About the GUI, though, there are some (fixable) problems. First, the now infamous invisible fonts problem is still here as of this writing, where black GTK fonts are invisible after installation. This is a Debian bug that is in the process of being fixed, but in the meantime I posted the workaround here. Also, the GTK2 theme breaks on GTK3 apps causing them to revert to the "default ugly" look. I guess MintPPC was put together in that awkward transition where GTK2 themes weren't yet updated to deal with GTK3 apps, but you can install the GTK2/GTK3 theme Mint-Z Improved, which is almost identical to Mint-X Metal (the default). The only hiccup was the task bar now displays the text white, but that's fixed by right clicking on the task bar, choosing "Task Bar (Window List) Settings" and checking the "Flat buttons" box. The two screenshots below show the GTK3 apps Gedit and Totem Movie Player, first under Mint-X Metal and the second with the compatible Mint-Z Improved.

MintPPC GTK2 theme

MintPPC GTK3 theme

If you want me to get really negative, I'll reserve that for "Software Manager." It's apparently designed for people who find Synaptic Package Manager too complicated, but if you've already installed Linux there is no way you will find Synaptic too complicated. Nevertheless, Software Manager is dumbed down to a toddler's level and also happens to be broken beyond belief. I would've liked to have seen it not included.

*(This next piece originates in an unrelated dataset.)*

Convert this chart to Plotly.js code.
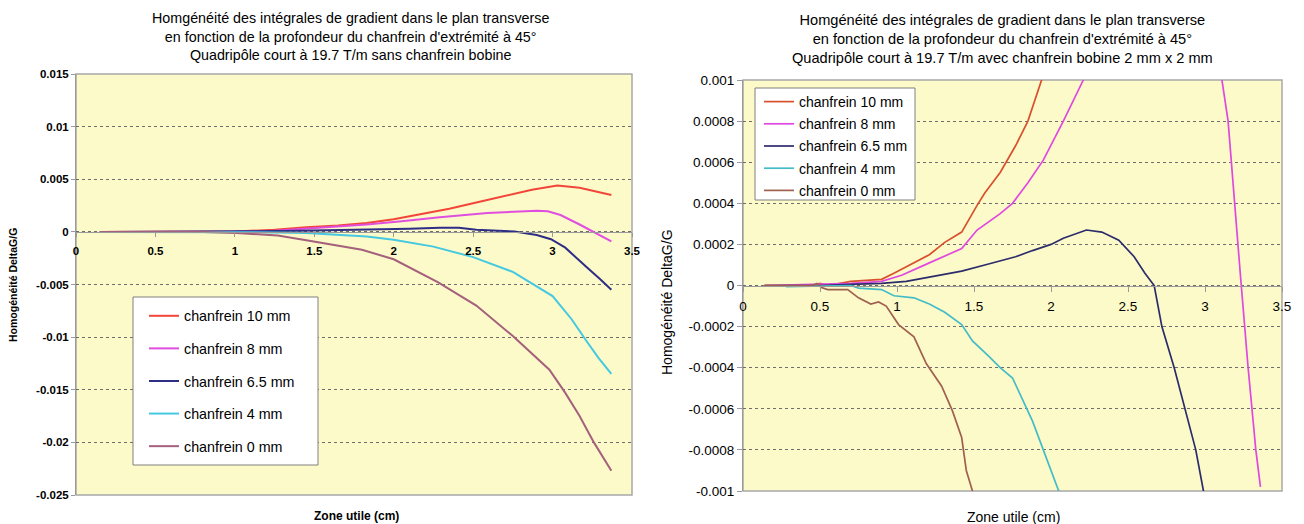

There are a couple of other default installs you'd do yourself a favor in switching out. Exaile is a music player that has been a massive fail for me on every system I've tried it on. Replacing it with Audacious would be a big upgrade. Also, XArchiver appears unmaintained and has a bug preventing it from unpacking .7z files. A good replacement is File-roller, though you'll probably want to install it with the --without-recommends option or it'll install a bunch of Gnome stuff with it.

A couple of other minor quibbles. No CD ripper? Am I the only one who still rips CDs? And an SSH server was not installed by default. If you're gonna have an SSH client by default, you might as well put the server software in, too.

I should also warn you about update-apt-xapian-index. It runs just after installation and, like Spotlight running for the first time, will drastically slow down your system especially if you don't have a lot of memory. You can look in this forum thread if you need to disable it. I just let it run and it finished after ten or fifteen minutes.

And one last note, Powerprefs, the pbbuttonsd configuration tool, must be run as root to save changes.

So what are you waiting for? Go grab an install CD and give it a whirl. There's a wealth of information in the MintPPC forums, just use the search, or ask a question if you can't find the answer.

UPDATE: I should add that my install came with pulseaudio, which can cause problems if you're trying to use a JACK audio server, among other things. So you might want to uninstall pulseaudio.


  1. Nice article, Dan. I, too, have been frustrated with the "invisible fonts" problem on MintPPC 11 (Debian Wheezy) since it first popped up in December of last year. Yes, I know, there is a command line workaround. But for a newbie trying to find an alternative to OS X Leopard, that might be a deal breaker. The fact that it has been around for months and as of today still hasn't been fixed doesn't speak well for Debian's willingness to address problems in a timely fashion.

    1. I agree 100%. I'm just hoping that old saying applies, "This too shall pass."

  2. I have a lot more experience with 9 and like it a lot. I only ran Mint 11 for a weekend several months back and ended up putting Lubuntu 12.04 in it's place.

    I would imagine Mint 11 is a better alternative to Lubuntu 13.04 because it has been worked on much longer. I found 9 performed a tad worse than Lubuntu 12.04.

    The good news is that all the same software generally runs great on Debian, Mint and the Ubuntu's.

    At the end of the day I imagine the Debian/Openbox (sans LXDE) combo you normally write about would run would be fastest. Although I do like Openbox I really prefer LXDE or GNOME. When I want minimal I use OpenBSD :)

    1. "When I want minimal I use OpenBSD :)"

      Above my pay grade.

      I think at 512MB RAM or more there's zero speed difference between Openbox and LXDE. I've just grown to like Openbox's way of getting everything out of the way.

      (ATTN Google: Not spam! Not spam! Not spam!)

  3. The problem is not with Debian, but MintPPC (and its users), As long as it is fixed by the wheezy release date, then ultimately it has been fixed in a timely fashion. It is MintPPC's fault that it has been pushing a 'testing' version of Debian. It took Dan two months to report the bug. A patch was produced within hours of him doing so. I think that is very impressive myself.

  4. "What we have here is... failure to communicate." Cool Hand Luke

  5. I'm going to be throwing whatever weight I have with JD towards never doing another "based on testing" release.

  6. I try both of the release (mintppc 11 and Lubuntu 12.04 ppc) and I find Lubuntu as more speed and software, but mintppc is easier to install, but once you tune up Lubuntu it's for me better than Mintppc.

  7. If you are just using the PPC as a second computer, some of these issues shouldn't really be a big concern.

  8. I have Mint 11 alongside OSX10.4.xx Can someone tell me how to remove Mint from my PPC Mac Mini? leaving only the OSx? I need to pass this onto a family member and Linux is not an option.